How does knowing this help you? Let’s think about it. If you are trying to influence someone and the only tool you are using is logic, in nearly every case you will fail. However, when you have an emotional connection with that person, even the weakest of logical arguments can succeed. If you can connect with someone emotionally then your power to influence them is vastly improved.

Making Emotional Connections

So how do you make emotional connections with people? There are a number of ways. Let’s talk about one powerful one. The more you know about someone, the more you will be able to connect with them emotionally and therefore you are able to influence them.

By taking the time to learn about another person you gain two things. First it helps you understand that person; where they are coming from and what makes them tick. Secondly, it lets them know that you care about them and are interested in them.

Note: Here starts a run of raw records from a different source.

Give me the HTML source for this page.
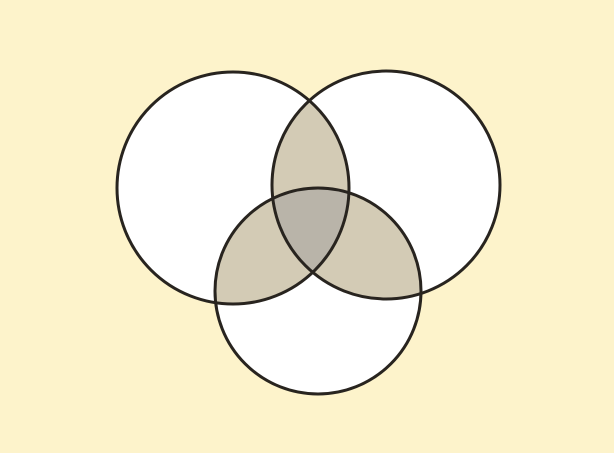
<!DOCTYPE html>
<html>
<head>
<meta charset="utf-8">
<style>
html,body{margin:0;padding:0;background:#fdf3cb;}
svg{display:block;}
</style>
</head>
<body>
<svg width="614" height="453" viewBox="0 0 614 453" xmlns="http://www.w3.org/2000/svg">
  <rect x="0" y="0" width="614" height="453" fill="#fdf3cb"/>
  <defs>
    <clipPath id="cA"><circle cx="233" cy="188" r="116"/></clipPath>
    <clipPath id="cB"><circle cx="386" cy="185" r="114"/></clipPath>
    <clipPath id="cC"><circle cx="318" cy="291" r="103"/></clipPath>
  </defs>
  <circle cx="233" cy="188" r="116" fill="#ffffff"/>
  <circle cx="386" cy="185" r="114" fill="#ffffff"/>
  <circle cx="318" cy="291" r="103" fill="#ffffff"/>
  <g clip-path="url(#cA)"><circle cx="386" cy="185" r="114" fill="#d3cbb5"/></g>
  <g clip-path="url(#cA)"><circle cx="318" cy="291" r="103" fill="#d3cbb5"/></g>
  <g clip-path="url(#cB)"><circle cx="318" cy="291" r="103" fill="#d3cbb5"/></g>
  <g clip-path="url(#cA)"><g clip-path="url(#cB)"><circle cx="318" cy="291" r="103" fill="#b9b4a9"/></g></g>
  <g fill="none" stroke="#28241f" stroke-width="3">
    <circle cx="233" cy="188" r="116"/>
    <circle cx="386" cy="185" r="114"/>
    <circle cx="318" cy="291" r="103"/>
  </g>
</svg>
</body>
</html>
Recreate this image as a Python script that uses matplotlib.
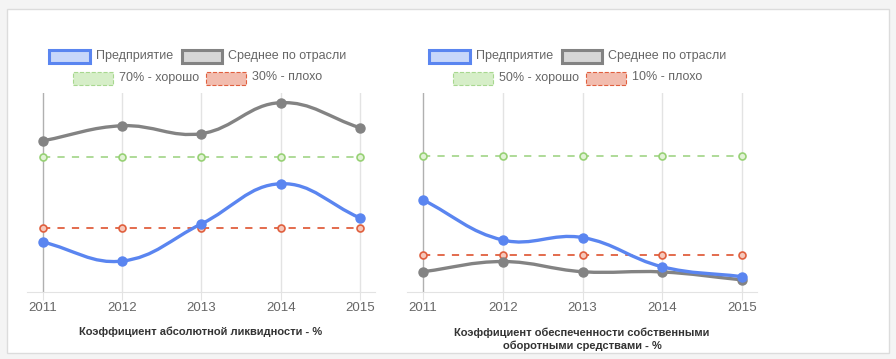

For example, imagine a person you only casually know who comes up to you and calls you by name and asks about the details of your life that aren’t generally known. You can’t help but be impressed and flattered. When they ask you about your job or your family or your hobbies and interests, it’s obvious they have taken an interest in you. You look at that person in a different light. You feel a connection with that person.

My Challenge to You

This is my challenge to you. Think about the people you must deal with and those you need to influence. This could be your boss at work, your spouse, your children, your neighbor or your banker. What I want you to do is play the role of private investigator and begin to learn all you can about that person – details that the average person wouldn’t know. Write them down. Create a file on them if you have to. Do they play tennis? Do they have children? What are their names? What does this person do in his or her leisure time? Where did they attend high school or college?

Then the next time you are with them you can use this information to build that emotional connection. Ask about their children by name. “How is Jennifer enjoying being a cheerleader?” or “How is Jonny doing with Little League baseball?” You will be amazed how they will light up when you talk about their interests.

What it does is build up an emotional connection between you and them. Then when it comes time that you need their assistance or you need to influence them in some way, you will have a much easier time of it.

We All Have the Need

We all have an incredible need to be validated emotionally. We want to fit in, to belong, to be liked. When someone fills those needs we are much more willing to accept their ideas. We are more willing to trust them and want to please them, and yes, even be influenced by them.

How to Make Opposition Work for You

Opposition

Have you ever tried to persuade someone to your way of thinking only to be confronted by heavy opposition? Although it may sound illogical, opposition can actually be a good thing when trying to influence and persuade others.

Opposition can be good

Every time we are engaged in an attempt to influence someone we need to evaluate whether that person is receptive to our efforts or not. Normally when we encounter opposition we tend to feel our efforts are failing. Strange as it may seem, that’s not necessarily the case.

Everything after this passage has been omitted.